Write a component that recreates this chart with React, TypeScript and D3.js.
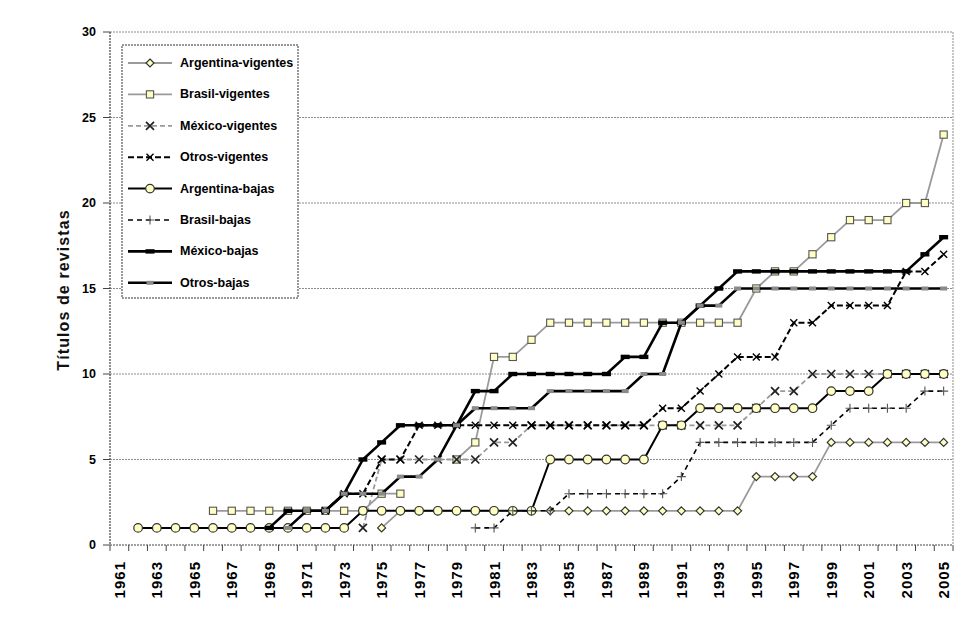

--

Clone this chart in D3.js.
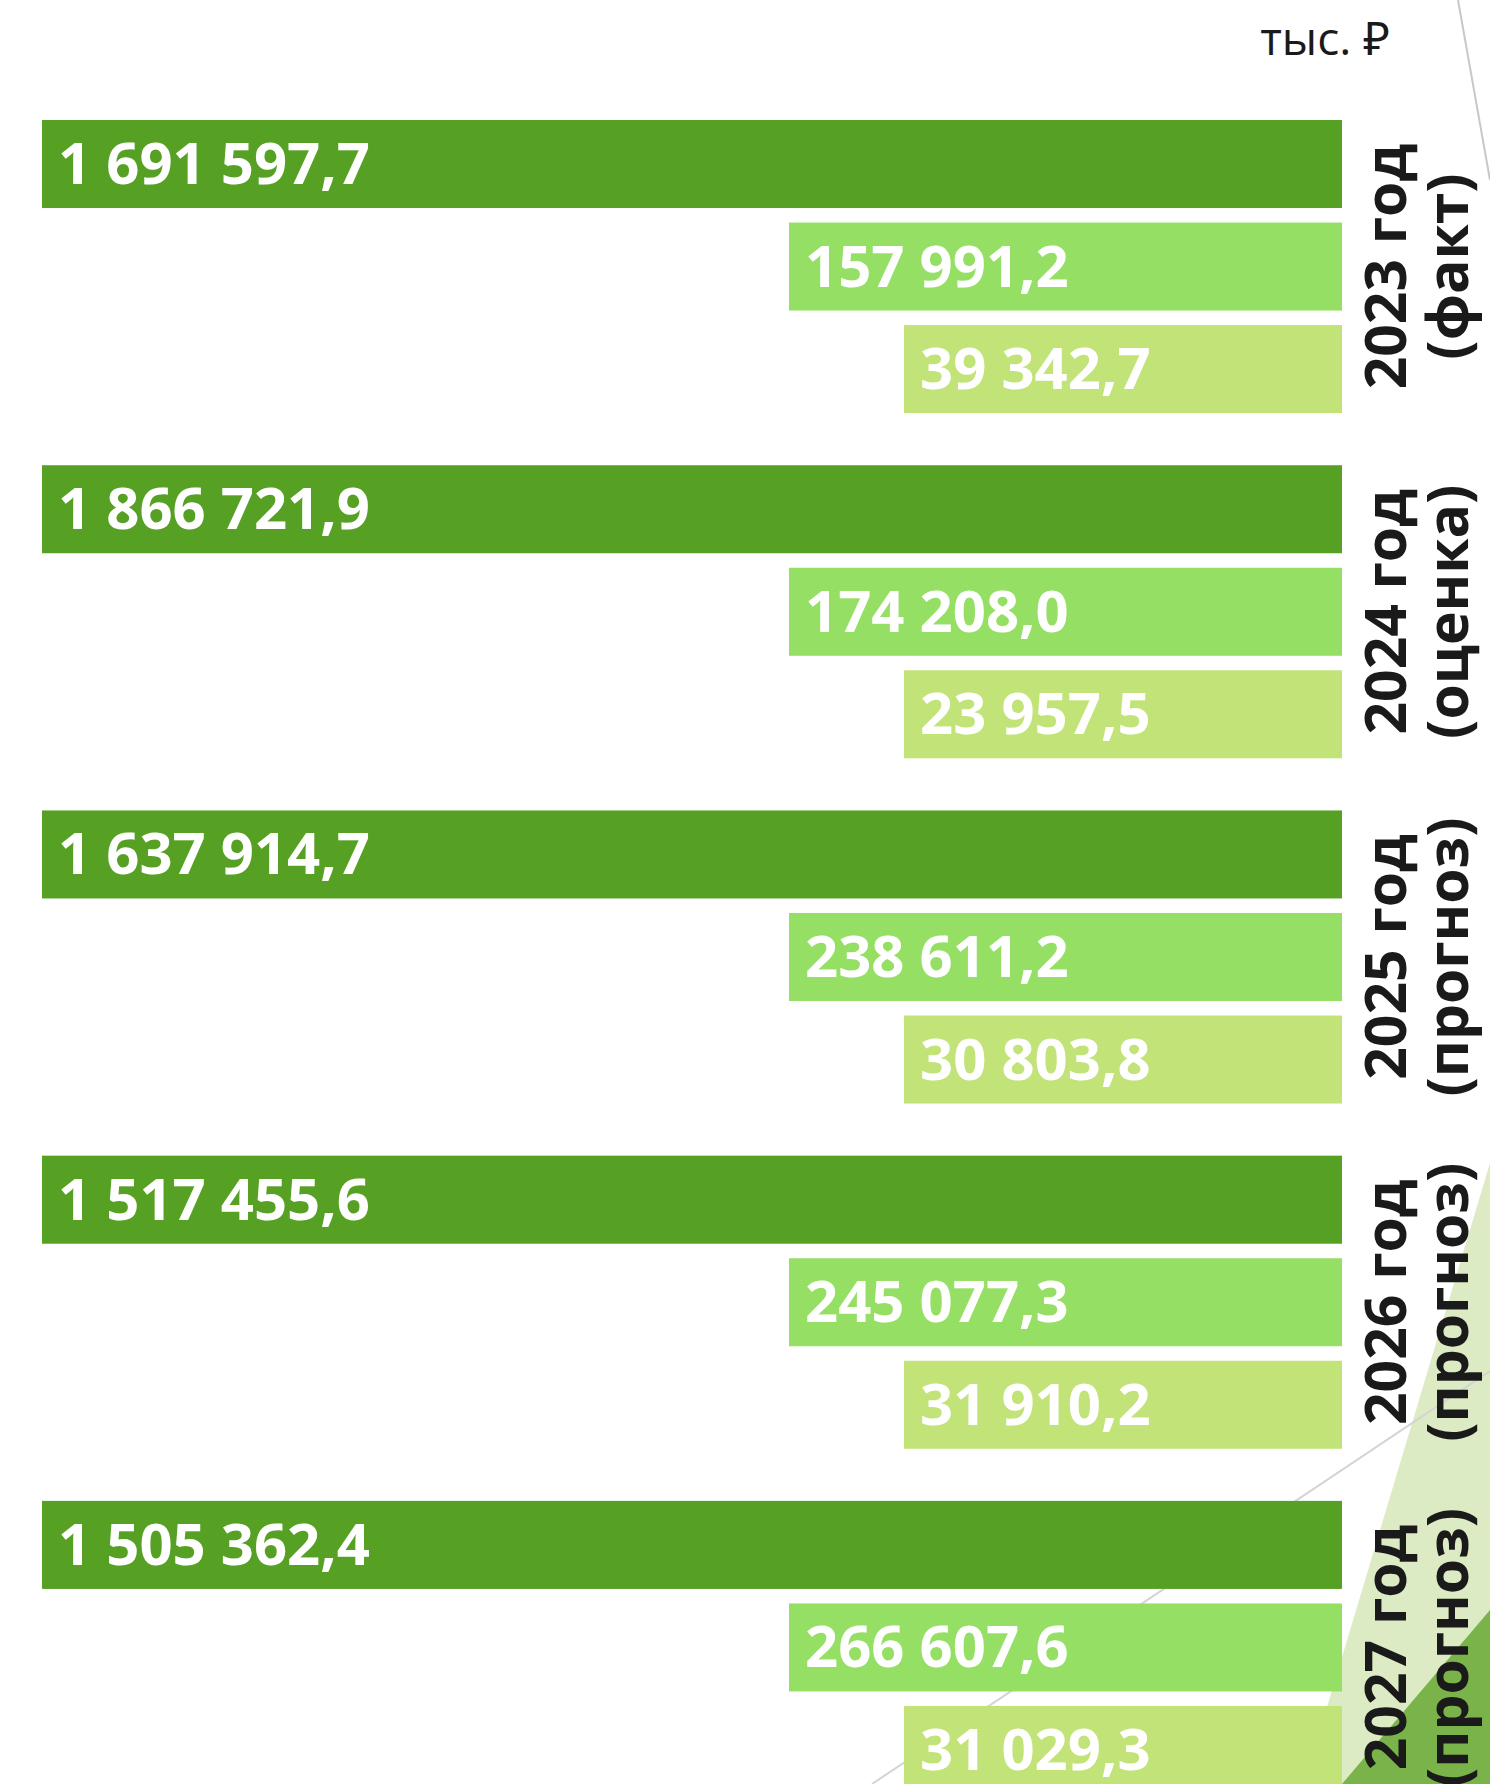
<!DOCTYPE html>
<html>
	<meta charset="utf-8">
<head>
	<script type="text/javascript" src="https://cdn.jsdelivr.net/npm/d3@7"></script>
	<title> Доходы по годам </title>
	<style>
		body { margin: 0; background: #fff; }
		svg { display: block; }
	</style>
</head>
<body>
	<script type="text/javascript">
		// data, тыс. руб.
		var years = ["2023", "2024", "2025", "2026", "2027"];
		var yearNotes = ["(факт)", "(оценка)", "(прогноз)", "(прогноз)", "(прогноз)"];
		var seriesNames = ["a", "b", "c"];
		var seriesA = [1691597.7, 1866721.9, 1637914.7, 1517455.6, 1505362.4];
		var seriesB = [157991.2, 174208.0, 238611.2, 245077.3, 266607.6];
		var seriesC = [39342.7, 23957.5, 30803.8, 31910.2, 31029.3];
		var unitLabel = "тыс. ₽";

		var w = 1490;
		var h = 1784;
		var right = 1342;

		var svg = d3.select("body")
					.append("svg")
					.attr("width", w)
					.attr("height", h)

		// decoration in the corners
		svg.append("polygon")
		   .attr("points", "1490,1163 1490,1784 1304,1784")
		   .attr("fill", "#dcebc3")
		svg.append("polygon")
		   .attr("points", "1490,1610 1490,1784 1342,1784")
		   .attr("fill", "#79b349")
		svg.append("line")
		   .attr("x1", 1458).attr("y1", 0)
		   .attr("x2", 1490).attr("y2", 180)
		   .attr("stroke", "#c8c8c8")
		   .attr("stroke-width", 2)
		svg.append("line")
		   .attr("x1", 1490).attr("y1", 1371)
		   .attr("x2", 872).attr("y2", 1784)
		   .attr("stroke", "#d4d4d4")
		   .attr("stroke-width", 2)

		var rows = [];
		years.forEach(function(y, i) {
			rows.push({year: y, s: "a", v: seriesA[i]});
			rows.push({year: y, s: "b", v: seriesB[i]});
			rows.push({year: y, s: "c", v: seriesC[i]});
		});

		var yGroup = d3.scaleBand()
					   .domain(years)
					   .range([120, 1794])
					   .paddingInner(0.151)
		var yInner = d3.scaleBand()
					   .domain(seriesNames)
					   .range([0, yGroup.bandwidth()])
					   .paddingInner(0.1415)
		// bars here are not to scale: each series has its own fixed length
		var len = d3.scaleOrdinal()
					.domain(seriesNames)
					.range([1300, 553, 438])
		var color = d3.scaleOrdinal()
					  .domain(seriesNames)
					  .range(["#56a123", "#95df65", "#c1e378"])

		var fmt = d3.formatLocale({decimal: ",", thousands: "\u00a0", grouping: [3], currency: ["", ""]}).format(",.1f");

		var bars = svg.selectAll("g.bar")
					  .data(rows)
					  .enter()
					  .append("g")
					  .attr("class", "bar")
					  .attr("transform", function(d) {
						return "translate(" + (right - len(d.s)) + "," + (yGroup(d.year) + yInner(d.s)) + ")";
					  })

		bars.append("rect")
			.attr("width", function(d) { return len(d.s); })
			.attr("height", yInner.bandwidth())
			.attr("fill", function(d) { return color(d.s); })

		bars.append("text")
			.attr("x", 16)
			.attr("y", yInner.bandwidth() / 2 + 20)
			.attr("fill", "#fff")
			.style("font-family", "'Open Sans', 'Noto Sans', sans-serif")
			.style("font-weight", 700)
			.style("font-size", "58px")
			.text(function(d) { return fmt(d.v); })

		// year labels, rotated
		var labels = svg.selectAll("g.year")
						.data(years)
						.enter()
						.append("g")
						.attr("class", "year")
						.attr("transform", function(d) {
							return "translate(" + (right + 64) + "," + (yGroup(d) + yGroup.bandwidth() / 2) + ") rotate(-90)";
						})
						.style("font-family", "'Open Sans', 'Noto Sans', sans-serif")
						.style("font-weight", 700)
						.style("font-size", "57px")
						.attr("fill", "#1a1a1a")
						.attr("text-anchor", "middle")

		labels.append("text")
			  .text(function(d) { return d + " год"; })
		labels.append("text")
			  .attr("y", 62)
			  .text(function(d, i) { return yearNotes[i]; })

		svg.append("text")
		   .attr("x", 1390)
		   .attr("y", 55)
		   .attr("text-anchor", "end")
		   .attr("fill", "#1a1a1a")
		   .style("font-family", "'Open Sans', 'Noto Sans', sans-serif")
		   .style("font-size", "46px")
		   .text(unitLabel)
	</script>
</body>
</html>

* * *

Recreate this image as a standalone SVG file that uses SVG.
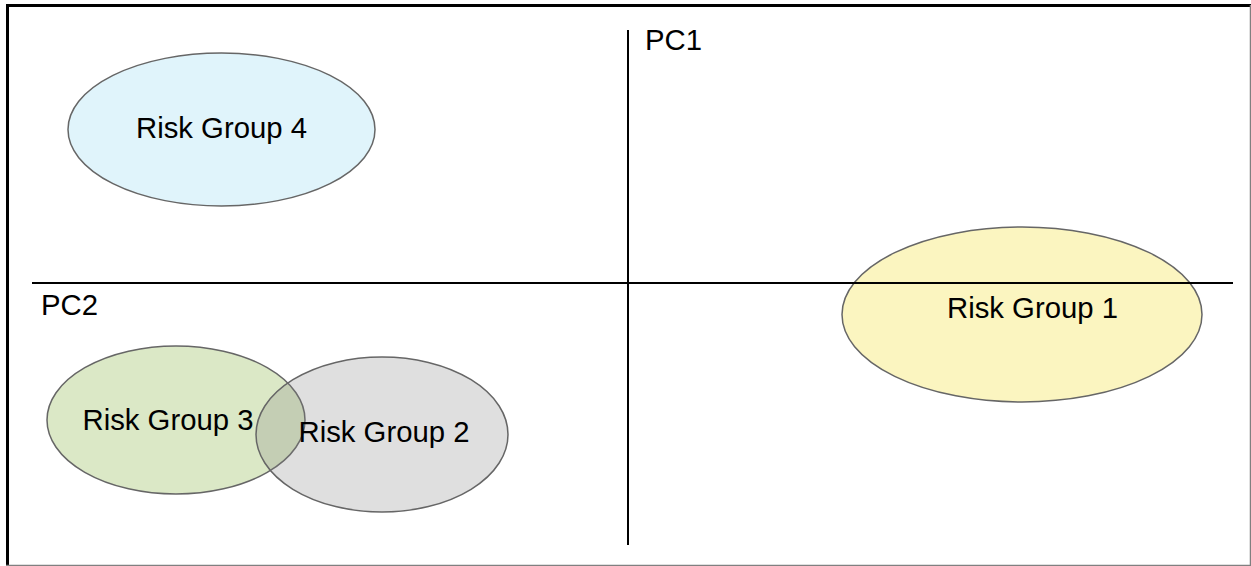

WRITTEN TASK: In the lines above, locate the string "that". Copy every line where it occurs.

SOLUTION FOR THIS TASK:
Write a component that recreates this chart with React, TypeScript and D3.js.
Recreate this image as a standalone SVG file that uses SVG.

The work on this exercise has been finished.